The art market can play its part in combatting money laundering and terrorist financing threats, by being aware of these risks and the methods and techniques used by criminals to disguise the illegal origin of their wealth or the illegal destination and purposes for which it is being used.
What is Money Laundering and Terrorist Financing?
Money laundering is the process by which proceeds of crime are « cleaned » i.e. introduced into the legitimate economy to disguise their illicit origin, with notably the aim to prevent their confiscation by law enforcement authorities. To launder the proceeds of criminal activities, such as human trafficking, forced prostitution, drugs, extortion, corruption, white collar crime, armed robbery and theft, criminals use multiple economic operations to introduce these illicit funds into the financial system. Such operations include purchasing and selling currencies and investing in luxury items, real estate, art and similar high value items in attempts to disconnect the proceeds from the illicit activities by which they were acquired. Money launderers rely on anonymity and deception to cover their tracks, disguise the origin of their funds and hide the real purpose behind their business and transactions. Any person or entity involved in business operations aimed at laundering money can be charged with committing a criminal offense.
Terrorist financing refers to activities that provide funds or financial support to individual terrorists or terrorist groups enabling them to carry out their deadly actions. Even if such funds have a legitimate origin, the purpose for which they are used is illicit. Those seeking to finance terrorism resort to the same strategies, schemes and covert operations that money launderers employ to disguise the intended illicit purpose of the funds and anonymize the beneficiaries.
Money laundering and terrorist financing operations fuel crime and corruption. They cannot be carried out without the blind participation of professional intermediaries. Individuals and businesses who are unprepared, unaware or unwilling to be aware of the origin and/or the destination of the money and assets they handle, contribute to illicit proceeds infiltrating the global economy.
How is money laundered?
Money laundering typically involves the following three phases,
- Layering; and
Depending on the techniques used, these phases can occur simultaneously or concurrently.
Placement describes the process by which money launderers introduce illegal profits (often in the form of cash) into the financial system. This can be done by breaking up large cash amounts into smaller less conspicuous sums that are then deposited into one or more bank accounts. The aim of the launderer at this stage is to:
- distance the illegally obtained cash from the source of its acquisition to avoid detection of the underlying criminal activity; and
- make the funds more liquid enabling them to be transferred or transformed into other financial assets (e.g. cheques, money orders etc.).

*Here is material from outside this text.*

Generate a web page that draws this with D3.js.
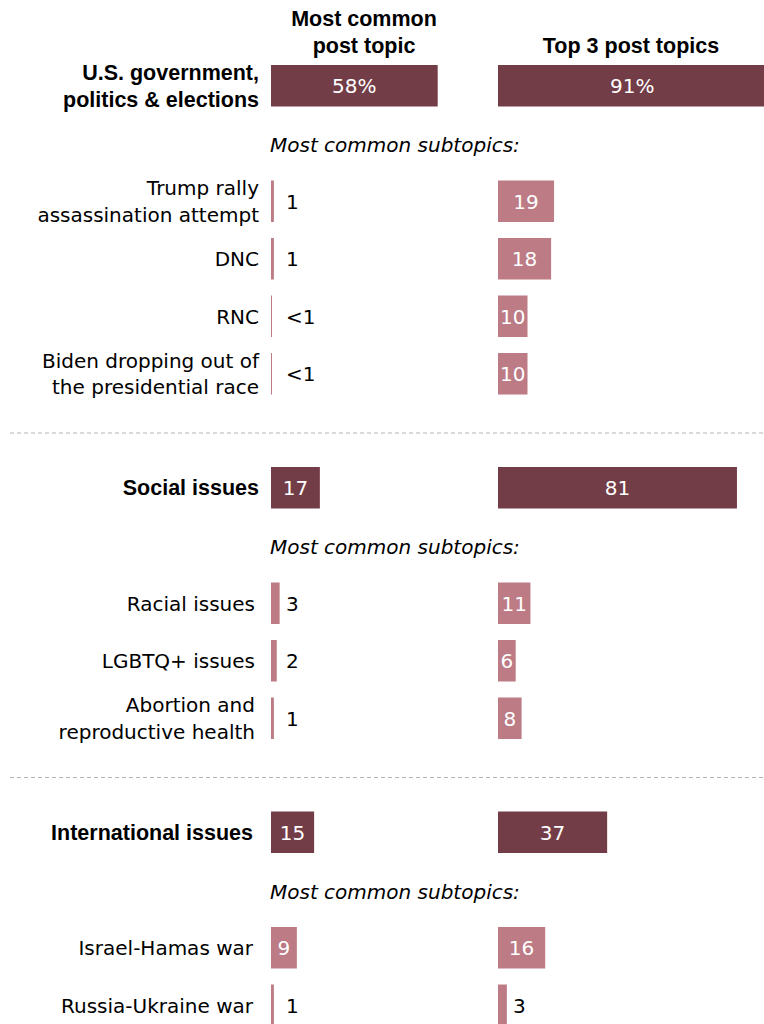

Layering is the process of hiding the illicit source and ownership of funds by using a complex system of transactions and transfers to create multiple layers between the illicit source and the funds. Once cash has been successfully placed into the financial system (see Placement above), launders engage in multiple complex transactions and transfers to disguise and confuse the audit trail and any criminal investigation. Examples of layering include:
- using multiple banks and accounts;
- using professional intermediaries to carry out transactions;
- converting cash into money orders, letters of credit, wire transfers, stocks, bonds;
- purchasing valueable assets such as art or jewelry;
- transferring money electronically in and out of the offshore bank accounts of bearer share shell companies;
- complex dealings with stock and commodities;
Integration is the final stage of the money laundering process whereby the laundered funds are re-introduced into the legitimate economy which the appearance of having derived from a legitimate source. At this stage it is very difficult to distinguish funds of a legal and illegal origin.
The art market
Certain features of the art market make it vulnerable to abuse by criminals seeking to launder the proceeds of crime or finance illegal activities. These include:
- High value goods;
- International market and networks;
- Common use of intermediaries or proxies for transactions;
- Common use of foreign / offshore structures and accounts;
- Culture of discretion. Buyer and Seller often unknown to each other;
- Buying an artwork, artefact or antiquity legitimises cash or funds and converts them into an asset that gains value and can be sold at a later date.
Art Businesses could unwittingly become involved in Money Laundering and/or Terrorist Financing schemes and techniques. They therefore need to be vigilant to Money Laundering, Terrorist Financing and illicit trafficking activities and adopt measures to counter them.
Consequences for Art Businesses
If an Art Business engages in a transaction, knowing or suspecting that a client’s funds or property are the result of criminal activity, it could commit a money laundering or terrorist financing offence. The penalties are severe and may entail:
- criminal liability, including fines and imprisonment;
- reputational damage;
- restrictions imposed on the Art Business’s ability to operate freely, for example the loss of operating licenses.
Adopting measures to detect and prevent Money Laundering and Terrorist Financing is important to identify and stop criminal and terrorist activity and to protect the reputation of Art Businesses and the art market.